-- BEGIN --

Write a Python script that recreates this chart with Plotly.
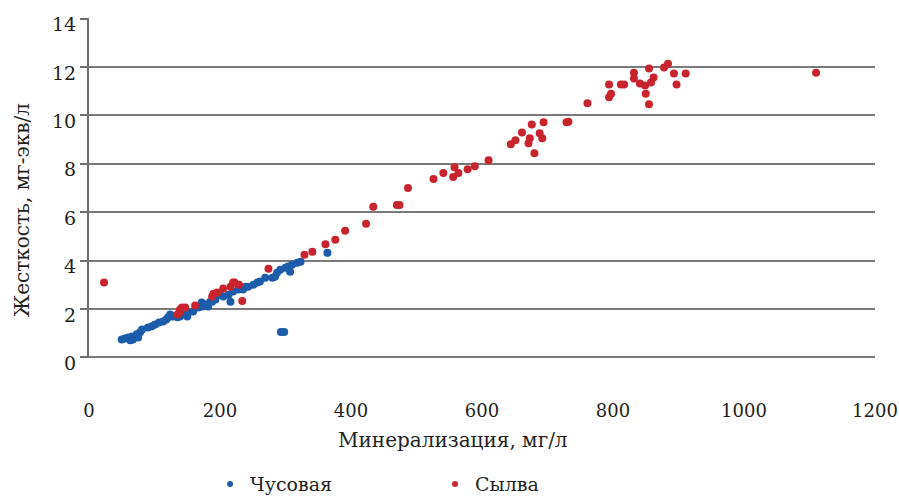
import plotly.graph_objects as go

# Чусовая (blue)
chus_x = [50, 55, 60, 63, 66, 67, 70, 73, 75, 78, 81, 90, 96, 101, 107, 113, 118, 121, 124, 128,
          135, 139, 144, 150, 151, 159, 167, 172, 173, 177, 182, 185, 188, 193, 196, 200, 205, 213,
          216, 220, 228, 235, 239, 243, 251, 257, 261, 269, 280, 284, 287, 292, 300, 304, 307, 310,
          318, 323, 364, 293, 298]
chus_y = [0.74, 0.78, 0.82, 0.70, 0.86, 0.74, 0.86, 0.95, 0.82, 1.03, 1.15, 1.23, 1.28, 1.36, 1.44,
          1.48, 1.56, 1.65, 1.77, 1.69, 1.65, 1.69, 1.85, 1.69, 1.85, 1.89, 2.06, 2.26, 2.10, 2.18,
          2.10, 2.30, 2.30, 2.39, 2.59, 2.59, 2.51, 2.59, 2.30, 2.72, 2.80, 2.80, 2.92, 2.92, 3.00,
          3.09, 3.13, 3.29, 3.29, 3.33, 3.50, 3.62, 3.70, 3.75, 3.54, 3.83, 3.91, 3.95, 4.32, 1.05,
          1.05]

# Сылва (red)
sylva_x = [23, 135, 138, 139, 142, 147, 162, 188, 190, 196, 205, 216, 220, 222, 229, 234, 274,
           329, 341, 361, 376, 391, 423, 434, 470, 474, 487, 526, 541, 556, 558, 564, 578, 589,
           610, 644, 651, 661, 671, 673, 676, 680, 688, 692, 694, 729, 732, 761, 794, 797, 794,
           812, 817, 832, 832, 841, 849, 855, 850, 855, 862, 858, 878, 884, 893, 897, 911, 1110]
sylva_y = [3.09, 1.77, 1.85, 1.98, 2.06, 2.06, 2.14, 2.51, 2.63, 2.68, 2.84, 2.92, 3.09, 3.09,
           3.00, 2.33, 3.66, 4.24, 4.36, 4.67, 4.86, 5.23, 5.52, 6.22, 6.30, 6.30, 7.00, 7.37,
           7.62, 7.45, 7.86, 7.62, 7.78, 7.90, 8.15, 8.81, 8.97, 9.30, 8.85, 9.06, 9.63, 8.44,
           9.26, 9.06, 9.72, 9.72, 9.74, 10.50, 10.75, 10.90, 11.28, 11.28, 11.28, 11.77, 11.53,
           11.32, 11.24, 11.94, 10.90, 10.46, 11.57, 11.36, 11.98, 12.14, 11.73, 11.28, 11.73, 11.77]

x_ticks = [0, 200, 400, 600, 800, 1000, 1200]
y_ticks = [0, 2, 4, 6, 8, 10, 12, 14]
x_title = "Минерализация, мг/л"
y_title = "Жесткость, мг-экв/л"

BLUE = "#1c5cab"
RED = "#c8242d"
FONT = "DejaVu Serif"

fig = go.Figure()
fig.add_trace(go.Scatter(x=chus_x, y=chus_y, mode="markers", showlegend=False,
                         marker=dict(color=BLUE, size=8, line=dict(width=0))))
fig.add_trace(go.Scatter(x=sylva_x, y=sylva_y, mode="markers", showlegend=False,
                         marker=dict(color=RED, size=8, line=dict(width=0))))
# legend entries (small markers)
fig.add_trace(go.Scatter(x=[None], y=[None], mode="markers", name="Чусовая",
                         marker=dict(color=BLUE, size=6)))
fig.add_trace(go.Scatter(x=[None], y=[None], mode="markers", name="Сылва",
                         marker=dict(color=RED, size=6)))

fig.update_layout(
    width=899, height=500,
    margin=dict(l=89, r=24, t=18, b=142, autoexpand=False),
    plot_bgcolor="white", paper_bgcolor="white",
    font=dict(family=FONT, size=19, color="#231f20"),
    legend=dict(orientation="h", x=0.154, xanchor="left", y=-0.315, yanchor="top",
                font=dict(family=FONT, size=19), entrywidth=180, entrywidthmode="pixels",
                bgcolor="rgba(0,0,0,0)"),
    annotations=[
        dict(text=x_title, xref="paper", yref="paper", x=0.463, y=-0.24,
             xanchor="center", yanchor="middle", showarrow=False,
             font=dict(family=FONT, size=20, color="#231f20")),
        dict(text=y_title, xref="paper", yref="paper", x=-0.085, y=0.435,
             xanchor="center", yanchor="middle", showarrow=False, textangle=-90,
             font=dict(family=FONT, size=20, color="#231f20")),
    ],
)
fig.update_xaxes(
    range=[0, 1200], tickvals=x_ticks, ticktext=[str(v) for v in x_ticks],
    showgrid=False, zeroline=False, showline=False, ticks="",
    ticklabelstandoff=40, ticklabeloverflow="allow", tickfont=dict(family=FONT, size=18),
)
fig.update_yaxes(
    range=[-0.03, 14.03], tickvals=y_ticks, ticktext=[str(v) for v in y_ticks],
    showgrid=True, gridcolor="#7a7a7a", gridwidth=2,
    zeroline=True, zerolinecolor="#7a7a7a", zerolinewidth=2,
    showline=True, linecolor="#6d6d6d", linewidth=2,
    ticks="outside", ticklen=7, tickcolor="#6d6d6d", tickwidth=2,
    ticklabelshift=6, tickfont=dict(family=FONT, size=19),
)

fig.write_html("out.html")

-- END --

## Exercise goal
Using the material above, return every line exactly as it appears, minus the pictures.

## Exercise answer
Write a Python script that recreates this chart with Plotly.
import plotly.graph_objects as go

# Чусовая (blue)
chus_x = [50, 55, 60, 63, 66, 67, 70, 73, 75, 78, 81, 90, 96, 101, 107, 113, 118, 121, 124, 128,
          135, 139, 144, 150, 151, 159, 167, 172, 173, 177, 182, 185, 188, 193, 196, 200, 205, 213,
          216, 220, 228, 235, 239, 243, 251, 257, 261, 269, 280, 284, 287, 292, 300, 304, 307, 310,
          318, 323, 364, 293, 298]
chus_y = [0.74, 0.78, 0.82, 0.70, 0.86, 0.74, 0.86, 0.95, 0.82, 1.03, 1.15, 1.23, 1.28, 1.36, 1.44,
          1.48, 1.56, 1.65, 1.77, 1.69, 1.65, 1.69, 1.85, 1.69, 1.85, 1.89, 2.06, 2.26, 2.10, 2.18,
          2.10, 2.30, 2.30, 2.39, 2.59, 2.59, 2.51, 2.59, 2.30, 2.72, 2.80, 2.80, 2.92, 2.92, 3.00,
          3.09, 3.13, 3.29, 3.29, 3.33, 3.50, 3.62, 3.70, 3.75, 3.54, 3.83, 3.91, 3.95, 4.32, 1.05,
          1.05]

# Сылва (red)
sylva_x = [23, 135, 138, 139, 142, 147, 162, 188, 190, 196, 205, 216, 220, 222, 229, 234, 274,
           329, 341, 361, 376, 391, 423, 434, 470, 474, 487, 526, 541, 556, 558, 564, 578, 589,
           610, 644, 651, 661, 671, 673, 676, 680, 688, 692, 694, 729, 732, 761, 794, 797, 794,
           812, 817, 832, 832, 841, 849, 855, 850, 855, 862, 858, 878, 884, 893, 897, 911, 1110]
sylva_y = [3.09, 1.77, 1.85, 1.98, 2.06, 2.06, 2.14, 2.51, 2.63, 2.68, 2.84, 2.92, 3.09, 3.09,
           3.00, 2.33, 3.66, 4.24, 4.36, 4.67, 4.86, 5.23, 5.52, 6.22, 6.30, 6.30, 7.00, 7.37,
           7.62, 7.45, 7.86, 7.62, 7.78, 7.90, 8.15, 8.81, 8.97, 9.30, 8.85, 9.06, 9.63, 8.44,
           9.26, 9.06, 9.72, 9.72, 9.74, 10.50, 10.75, 10.90, 11.28, 11.28, 11.28, 11.77, 11.53,
           11.32, 11.24, 11.94, 10.90, 10.46, 11.57, 11.36, 11.98, 12.14, 11.73, 11.28, 11.73, 11.77]

x_ticks = [0, 200, 400, 600, 800, 1000, 1200]
y_ticks = [0, 2, 4, 6, 8, 10, 12, 14]
x_title = "Минерализация, мг/л"
y_title = "Жесткость, мг-экв/л"

BLUE = "#1c5cab"
RED = "#c8242d"
FONT = "DejaVu Serif"

fig = go.Figure()
fig.add_trace(go.Scatter(x=chus_x, y=chus_y, mode="markers", showlegend=False,
                         marker=dict(color=BLUE, size=8, line=dict(width=0))))
fig.add_trace(go.Scatter(x=sylva_x, y=sylva_y, mode="markers", showlegend=False,
                         marker=dict(color=RED, size=8, line=dict(width=0))))
# legend entries (small markers)
fig.add_trace(go.Scatter(x=[None], y=[None], mode="markers", name="Чусовая",
                         marker=dict(color=BLUE, size=6)))
fig.add_trace(go.Scatter(x=[None], y=[None], mode="markers", name="Сылва",
                         marker=dict(color=RED, size=6)))

fig.update_layout(
    width=899, height=500,
    margin=dict(l=89, r=24, t=18, b=142, autoexpand=False),
    plot_bgcolor="white", paper_bgcolor="white",
    font=dict(family=FONT, size=19, color="#231f20"),
    legend=dict(orientation="h", x=0.154, xanchor="left", y=-0.315, yanchor="top",
                font=dict(family=FONT, size=19), entrywidth=180, entrywidthmode="pixels",
                bgcolor="rgba(0,0,0,0)"),
    annotations=[
        dict(text=x_title, xref="paper", yref="paper", x=0.463, y=-0.24,
             xanchor="center", yanchor="middle", showarrow=False,
             font=dict(family=FONT, size=20, color="#231f20")),
        dict(text=y_title, xref="paper", yref="paper", x=-0.085, y=0.435,
             xanchor="center", yanchor="middle", showarrow=False, textangle=-90,
             font=dict(family=FONT, size=20, color="#231f20")),
    ],
)
fig.update_xaxes(
    range=[0, 1200], tickvals=x_ticks, ticktext=[str(v) for v in x_ticks],
    showgrid=False, zeroline=False, showline=False, ticks="",
    ticklabelstandoff=40, ticklabeloverflow="allow", tickfont=dict(family=FONT, size=18),
)
fig.update_yaxes(
    range=[-0.03, 14.03], tickvals=y_ticks, ticktext=[str(v) for v in y_ticks],
    showgrid=True, gridcolor="#7a7a7a", gridwidth=2,
    zeroline=True, zerolinecolor="#7a7a7a", zerolinewidth=2,
    showline=True, linecolor="#6d6d6d", linewidth=2,
    ticks="outside", ticklen=7, tickcolor="#6d6d6d", tickwidth=2,
    ticklabelshift=6, tickfont=dict(family=FONT, size=19),
)

fig.write_html("out.html")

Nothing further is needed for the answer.